§ TO BE DONE:
Take the lines of the data below from the very first through the line containing "const ref = useRef<HTMLCanvasElement" and output them exactly, pictures excluded.

§ MATERIAL:
....
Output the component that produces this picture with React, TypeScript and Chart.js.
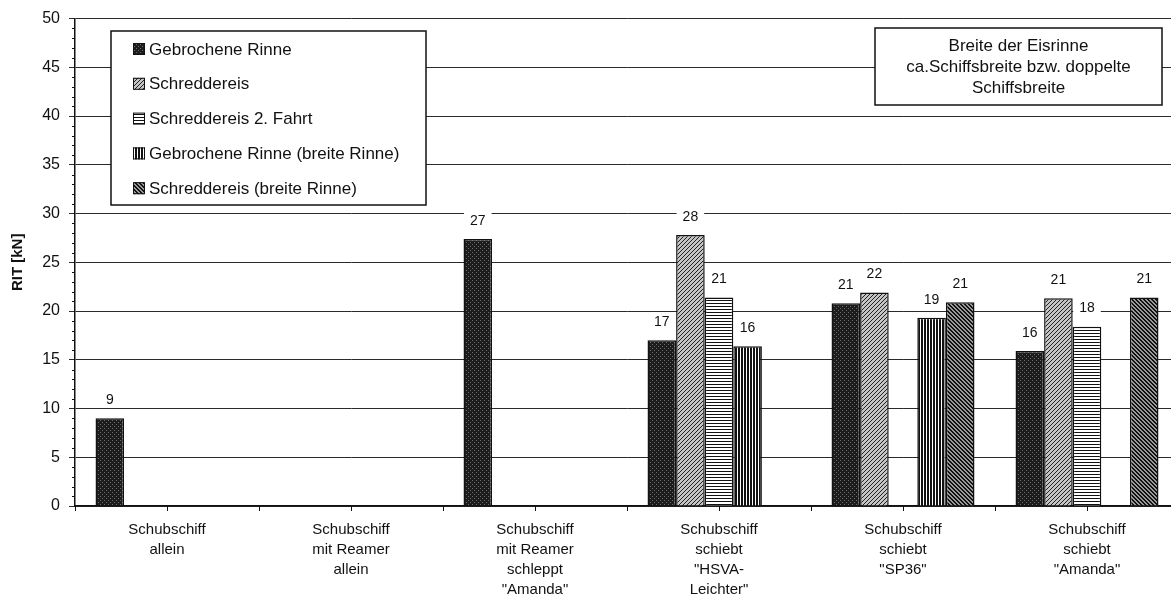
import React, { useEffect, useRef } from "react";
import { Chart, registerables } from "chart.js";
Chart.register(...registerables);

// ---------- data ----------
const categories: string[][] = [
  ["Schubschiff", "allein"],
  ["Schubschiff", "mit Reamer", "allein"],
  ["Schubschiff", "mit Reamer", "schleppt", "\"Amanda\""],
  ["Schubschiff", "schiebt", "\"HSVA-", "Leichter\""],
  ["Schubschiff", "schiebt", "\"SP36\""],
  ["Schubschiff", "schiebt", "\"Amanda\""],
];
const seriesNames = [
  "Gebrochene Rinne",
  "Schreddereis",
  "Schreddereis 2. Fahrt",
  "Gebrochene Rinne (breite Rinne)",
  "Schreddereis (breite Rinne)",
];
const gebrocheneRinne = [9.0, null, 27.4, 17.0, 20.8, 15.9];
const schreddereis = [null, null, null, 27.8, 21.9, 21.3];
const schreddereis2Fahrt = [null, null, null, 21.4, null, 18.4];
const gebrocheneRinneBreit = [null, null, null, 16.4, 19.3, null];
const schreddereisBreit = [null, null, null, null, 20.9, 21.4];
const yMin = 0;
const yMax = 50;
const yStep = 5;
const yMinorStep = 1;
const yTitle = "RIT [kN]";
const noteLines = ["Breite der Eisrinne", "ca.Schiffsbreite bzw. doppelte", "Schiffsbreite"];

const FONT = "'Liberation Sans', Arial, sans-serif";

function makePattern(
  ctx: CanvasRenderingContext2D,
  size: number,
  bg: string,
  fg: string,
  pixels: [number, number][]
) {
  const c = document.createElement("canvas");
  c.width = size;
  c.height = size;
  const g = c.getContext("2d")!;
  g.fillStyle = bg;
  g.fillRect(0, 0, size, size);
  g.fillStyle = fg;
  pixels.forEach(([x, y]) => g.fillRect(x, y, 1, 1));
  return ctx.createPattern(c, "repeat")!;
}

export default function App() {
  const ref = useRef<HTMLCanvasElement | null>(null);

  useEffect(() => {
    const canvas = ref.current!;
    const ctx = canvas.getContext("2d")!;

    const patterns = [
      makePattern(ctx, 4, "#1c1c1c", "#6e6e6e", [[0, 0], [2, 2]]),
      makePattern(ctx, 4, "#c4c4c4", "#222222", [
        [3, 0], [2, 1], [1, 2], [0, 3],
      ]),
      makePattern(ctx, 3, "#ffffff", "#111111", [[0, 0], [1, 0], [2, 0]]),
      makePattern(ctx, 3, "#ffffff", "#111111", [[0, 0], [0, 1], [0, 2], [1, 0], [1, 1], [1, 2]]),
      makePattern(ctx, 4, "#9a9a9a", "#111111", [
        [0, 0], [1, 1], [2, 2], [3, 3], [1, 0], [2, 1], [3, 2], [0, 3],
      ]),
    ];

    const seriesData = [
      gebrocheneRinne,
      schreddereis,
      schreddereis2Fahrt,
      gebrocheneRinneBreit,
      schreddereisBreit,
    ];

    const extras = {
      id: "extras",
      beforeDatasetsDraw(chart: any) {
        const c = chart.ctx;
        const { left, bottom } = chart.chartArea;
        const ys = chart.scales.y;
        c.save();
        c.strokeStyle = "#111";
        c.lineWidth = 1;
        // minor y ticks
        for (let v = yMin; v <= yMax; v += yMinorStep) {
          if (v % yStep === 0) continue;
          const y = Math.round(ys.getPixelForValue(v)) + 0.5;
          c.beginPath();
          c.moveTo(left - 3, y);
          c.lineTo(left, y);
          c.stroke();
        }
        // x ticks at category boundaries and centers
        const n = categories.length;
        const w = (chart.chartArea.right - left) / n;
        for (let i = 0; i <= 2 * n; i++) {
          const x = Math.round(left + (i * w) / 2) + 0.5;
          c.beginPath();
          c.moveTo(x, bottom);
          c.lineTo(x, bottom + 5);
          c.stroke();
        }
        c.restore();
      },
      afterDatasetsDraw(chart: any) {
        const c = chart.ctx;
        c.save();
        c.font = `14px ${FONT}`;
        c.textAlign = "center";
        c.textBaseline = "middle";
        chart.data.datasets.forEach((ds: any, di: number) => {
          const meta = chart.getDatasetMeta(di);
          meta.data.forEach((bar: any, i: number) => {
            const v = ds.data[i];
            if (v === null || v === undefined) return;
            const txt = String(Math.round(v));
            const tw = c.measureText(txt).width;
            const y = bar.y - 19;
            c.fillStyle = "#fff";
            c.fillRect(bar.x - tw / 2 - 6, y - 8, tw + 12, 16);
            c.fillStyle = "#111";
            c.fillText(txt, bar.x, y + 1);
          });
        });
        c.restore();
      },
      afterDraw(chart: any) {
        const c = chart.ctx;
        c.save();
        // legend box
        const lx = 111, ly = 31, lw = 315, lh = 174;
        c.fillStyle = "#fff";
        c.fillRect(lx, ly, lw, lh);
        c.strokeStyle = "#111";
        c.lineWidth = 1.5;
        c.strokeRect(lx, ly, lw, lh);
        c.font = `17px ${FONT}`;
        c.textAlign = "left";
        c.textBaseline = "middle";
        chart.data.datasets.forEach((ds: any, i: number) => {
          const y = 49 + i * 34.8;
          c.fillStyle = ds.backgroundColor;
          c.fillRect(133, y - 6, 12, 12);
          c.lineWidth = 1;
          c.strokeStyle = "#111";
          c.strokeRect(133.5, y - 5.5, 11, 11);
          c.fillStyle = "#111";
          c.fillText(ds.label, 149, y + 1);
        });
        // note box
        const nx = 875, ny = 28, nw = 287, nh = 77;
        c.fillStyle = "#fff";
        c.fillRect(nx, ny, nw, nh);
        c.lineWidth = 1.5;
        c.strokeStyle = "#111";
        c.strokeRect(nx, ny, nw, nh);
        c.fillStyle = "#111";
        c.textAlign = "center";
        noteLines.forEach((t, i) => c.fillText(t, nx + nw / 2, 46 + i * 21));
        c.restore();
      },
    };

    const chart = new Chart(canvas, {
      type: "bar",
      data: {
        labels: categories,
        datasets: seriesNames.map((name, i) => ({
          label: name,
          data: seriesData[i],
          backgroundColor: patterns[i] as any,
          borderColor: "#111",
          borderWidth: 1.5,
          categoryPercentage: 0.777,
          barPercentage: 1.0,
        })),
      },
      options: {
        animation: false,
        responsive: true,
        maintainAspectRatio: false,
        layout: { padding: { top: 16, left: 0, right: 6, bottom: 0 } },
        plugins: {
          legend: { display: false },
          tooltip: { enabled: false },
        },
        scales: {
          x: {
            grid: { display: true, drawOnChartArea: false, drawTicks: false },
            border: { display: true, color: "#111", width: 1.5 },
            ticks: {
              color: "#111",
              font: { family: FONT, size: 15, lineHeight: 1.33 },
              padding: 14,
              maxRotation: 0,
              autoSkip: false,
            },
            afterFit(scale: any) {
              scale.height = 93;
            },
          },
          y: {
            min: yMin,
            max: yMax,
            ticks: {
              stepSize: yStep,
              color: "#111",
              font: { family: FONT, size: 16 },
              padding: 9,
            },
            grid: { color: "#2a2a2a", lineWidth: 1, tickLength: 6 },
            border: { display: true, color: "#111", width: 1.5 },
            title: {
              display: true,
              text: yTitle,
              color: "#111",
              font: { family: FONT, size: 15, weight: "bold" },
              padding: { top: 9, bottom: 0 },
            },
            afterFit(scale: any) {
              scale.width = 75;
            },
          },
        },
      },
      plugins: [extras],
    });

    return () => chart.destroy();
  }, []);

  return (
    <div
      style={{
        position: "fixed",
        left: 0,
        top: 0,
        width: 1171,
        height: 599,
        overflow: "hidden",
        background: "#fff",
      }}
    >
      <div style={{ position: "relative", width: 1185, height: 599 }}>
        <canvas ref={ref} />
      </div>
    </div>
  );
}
....
§ REPLY:
Output the component that produces this picture with React, TypeScript and Chart.js.
import React, { useEffect, useRef } from "react";
import { Chart, registerables } from "chart.js";
Chart.register(...registerables);

// ---------- data ----------
const categories: string[][] = [
  ["Schubschiff", "allein"],
  ["Schubschiff", "mit Reamer", "allein"],
  ["Schubschiff", "mit Reamer", "schleppt", "\"Amanda\""],
  ["Schubschiff", "schiebt", "\"HSVA-", "Leichter\""],
  ["Schubschiff", "schiebt", "\"SP36\""],
  ["Schubschiff", "schiebt", "\"Amanda\""],
];
const seriesNames = [
  "Gebrochene Rinne",
  "Schreddereis",
  "Schreddereis 2. Fahrt",
  "Gebrochene Rinne (breite Rinne)",
  "Schreddereis (breite Rinne)",
];
const gebrocheneRinne = [9.0, null, 27.4, 17.0, 20.8, 15.9];
const schreddereis = [null, null, null, 27.8, 21.9, 21.3];
const schreddereis2Fahrt = [null, null, null, 21.4, null, 18.4];
const gebrocheneRinneBreit = [null, null, null, 16.4, 19.3, null];
const schreddereisBreit = [null, null, null, null, 20.9, 21.4];
const yMin = 0;
const yMax = 50;
const yStep = 5;
const yMinorStep = 1;
const yTitle = "RIT [kN]";
const noteLines = ["Breite der Eisrinne", "ca.Schiffsbreite bzw. doppelte", "Schiffsbreite"];

const FONT = "'Liberation Sans', Arial, sans-serif";

function makePattern(
  ctx: CanvasRenderingContext2D,
  size: number,
  bg: string,
  fg: string,
  pixels: [number, number][]
) {
  const c = document.createElement("canvas");
  c.width = size;
  c.height = size;
  const g = c.getContext("2d")!;
  g.fillStyle = bg;
  g.fillRect(0, 0, size, size);
  g.fillStyle = fg;
  pixels.forEach(([x, y]) => g.fillRect(x, y, 1, 1));
  return ctx.createPattern(c, "repeat")!;
}

export default function App() {
  const ref = useRef<HTMLCanvasElement | null>(null);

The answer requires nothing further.